Process polyT reads using ninetails pipeline — process_polyt_reads

This function processes reads that have been classified as polyT-containing through the cDNA classification pipeline. Updated to work with tibble input instead of separate files. It applies the ninetails analysis pipeline to identify non-thymidine residues within polyT tails. Currently uses the same model as polyA processing until a polyT-specific model is trained.

Usage

process_polyt_reads_cdna(
  polyt_sequences,
  signal_files,
  num_cores = 1,
  qc = TRUE,
  save_dir,
  prefix = "",
  cli_log = message
)

Arguments

polyt_sequences: Data frame/tibble. PolyT-classified sequences with read_id and tail_type columns.
signal_files: Character vector.
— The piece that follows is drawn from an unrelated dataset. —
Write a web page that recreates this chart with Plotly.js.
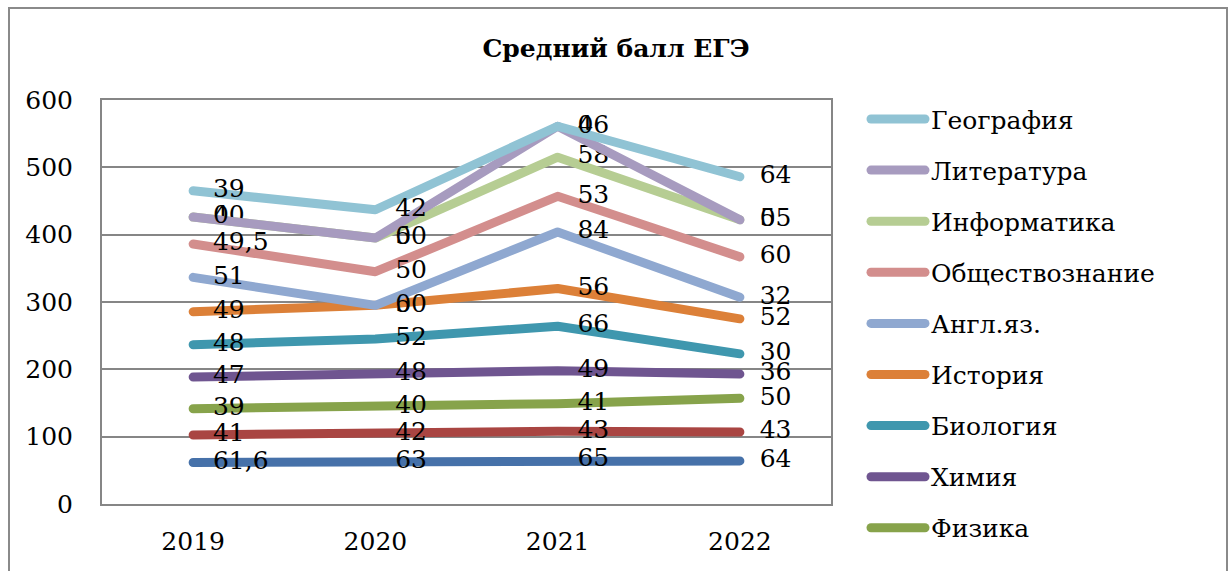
<!DOCTYPE html>
<html><head><meta charset="utf-8">
<script src="https://cdn.plot.ly/plotly-3.0.1.min.js"></script>
<style>
html,body{margin:0;padding:0;overflow:hidden;background:#fff}
#chart{width:1232px;height:571px}
.scatterlayer .js-line{stroke-linecap:round;stroke-linejoin:round}
.shapelayer path{stroke-linecap:round}
</style></head><body><div id="chart"></div><script>
// Categories
const years = ['2019', '2020', '2021', '2022'];
// Series values (stacked line chart, bottom to top)
const russian     = [61.6, 63, 65, 64];
const math        = [41, 42, 43, 43];
const physics     = [39, 40, 41, 50];
const chemistry   = [47, 48, 49, 36];
const biology     = [48, 52, 66, 30];
const history     = [49, 50, 56, 52];
const english     = [51, 0, 84, 32];
const social      = [49.5, 50, 53, 60];
const informatics = [40, 50, 58, 55];
const literature  = [0, 0, 46, 0];
const geography   = [39, 42, 0, 64];
const yTicks = [0, 100, 200, 300, 400, 500, 600];

const series = [
  {name: 'Русский язык',   values: russian,     color: '#4671A9'},
  {name: 'Математика',     values: math,        color: '#A94542'},
  {name: 'Физика',         values: physics,     color: '#87A34B'},
  {name: 'Химия',          values: chemistry,   color: '#6F5590'},
  {name: 'Биология',       values: biology,     color: '#3F97AE'},
  {name: 'История',        values: history,     color: '#DC8038'},
  {name: 'Англ.яз.',       values: english,     color: '#8FA8D0'},
  {name: 'Обществознание', values: social,      color: '#D38E8D'},
  {name: 'Информатика',    values: informatics, color: '#B6CD93'},
  {name: 'Литература',     values: literature,  color: '#A79BBF'},
  {name: 'География',      values: geography,   color: '#90C3D4'}
];

const FONT = '"DejaVu Serif", serif';
const W = 1232, H = 571;
const L = 102, R = 831, T = 100, B = 504;
const fx = X => (X - L) / (R - L);
const fy = Y => (B - Y) / (B - T);

const cum = [0, 0, 0, 0];
const traces = series.map(s => {
  const y = s.values.map((v, i) => (cum[i] += v));
  return {
    type: 'scatter', mode: 'lines+markers+text', name: s.name,
    x: years, y: y,
    text: s.values.map(v => String(v).replace('.', ',')),
    textposition: 'middle right',
    textfont: {family: FONT, size: 25, color: '#000'},
    line: {color: s.color, width: 9},
    marker: {size: 30, opacity: 0, color: s.color},
    cliponaxis: false, hoverinfo: 'name+y', showlegend: false
  };
});

const shapes = [
  {type: 'rect', xref: 'paper', yref: 'paper', x0: fx(9), x1: fx(1227), y0: fy(8), y1: fy(650),
   line: {color: '#8a8a8a', width: 2}, fillcolor: 'rgba(0,0,0,0)', layer: 'below'}
];
const annotations = [];
const legendOrder = series.slice().reverse();
legendOrder.forEach((s, i) => {
  const Y = 119 + i * 51.1;
  if (Y > 555) return; // rows below the visible chart area are cut off in the original
  shapes.push({type: 'line', xref: 'paper', yref: 'paper', x0: fx(871), x1: fx(925), y0: fy(Y), y1: fy(Y),
    line: {color: s.color, width: 9}});
  annotations.push({xref: 'paper', yref: 'paper', x: fx(929), y: fy(Y + 1), xanchor: 'left', yanchor: 'middle',
    text: s.name, showarrow: false, font: {family: FONT, size: 25, color: '#000'}});
});

const layout = {
  width: W, height: H,
  margin: {l: L, r: W - R, t: T, b: H - B, pad: 0},
  paper_bgcolor: '#fff', plot_bgcolor: '#fff',
  font: {family: FONT, color: '#000'},
  title: {text: '<b>Средний балл ЕГЭ</b>', x: 0.5, xanchor: 'center', xref: 'container',
          y: 1 - 48 / H, yanchor: 'middle', yref: 'container',
          font: {family: FONT, size: 25, color: '#000'}},
  xaxis: {type: 'category', range: [-0.5, 3.5], showgrid: false, zeroline: false,
          showline: true, linecolor: '#868686', linewidth: 2, mirror: true,
          ticks: '', ticklabelstandoff: 14,
          tickfont: {family: FONT, size: 25, color: '#000'}},
  yaxis: {range: [0, 600], tickvals: yTicks, showgrid: true, gridcolor: '#868686', gridwidth: 2,
          zeroline: false, showline: true, linecolor: '#868686', linewidth: 2, mirror: true,
          ticks: '', ticklabelstandoff: 22,
          tickfont: {family: FONT, size: 25, color: '#000'}},
  shapes: shapes, annotations: annotations, showlegend: false
};

Plotly.newPlot('chart', traces, layout, {staticPlot: true, displayModeBar: false});
</script></body></html>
Paths to signal files containing poly(A) tail signals extracted from POD5 files (will be filtered for polyT reads).
num_cores: Integer. Number of CPU cores to use for parallel processing.
qc: Logical. Whether to apply quality control filtering.
save_dir: Character. Directory where processing results will be saved.
prefix: Character. Optional prefix for output file names.
cli_log: Function for logging messages and progress.

Value

List containing polyT processing results:

read_classes: Data frame with read classification results (with tail_type preserved)
nonadenosine_residues: Data frame with predicted modifications (with tail_type preserved)
processing_stats: Summary statistics for polyT processing
tail_type: Character indicating this is "polyT" data

Examples

if (FALSE) { # \dontrun{
polyt_results <- process_polyt_reads_cdna(
  polyt_sequences = polyt_tibble,
  signal_files = c("polya_signal_part1.rds"),
  num_cores = 4,
  qc = TRUE,
  save_dir = "path/to/output/",
  prefix = "experiment1",
  cli_log = message
)
} # }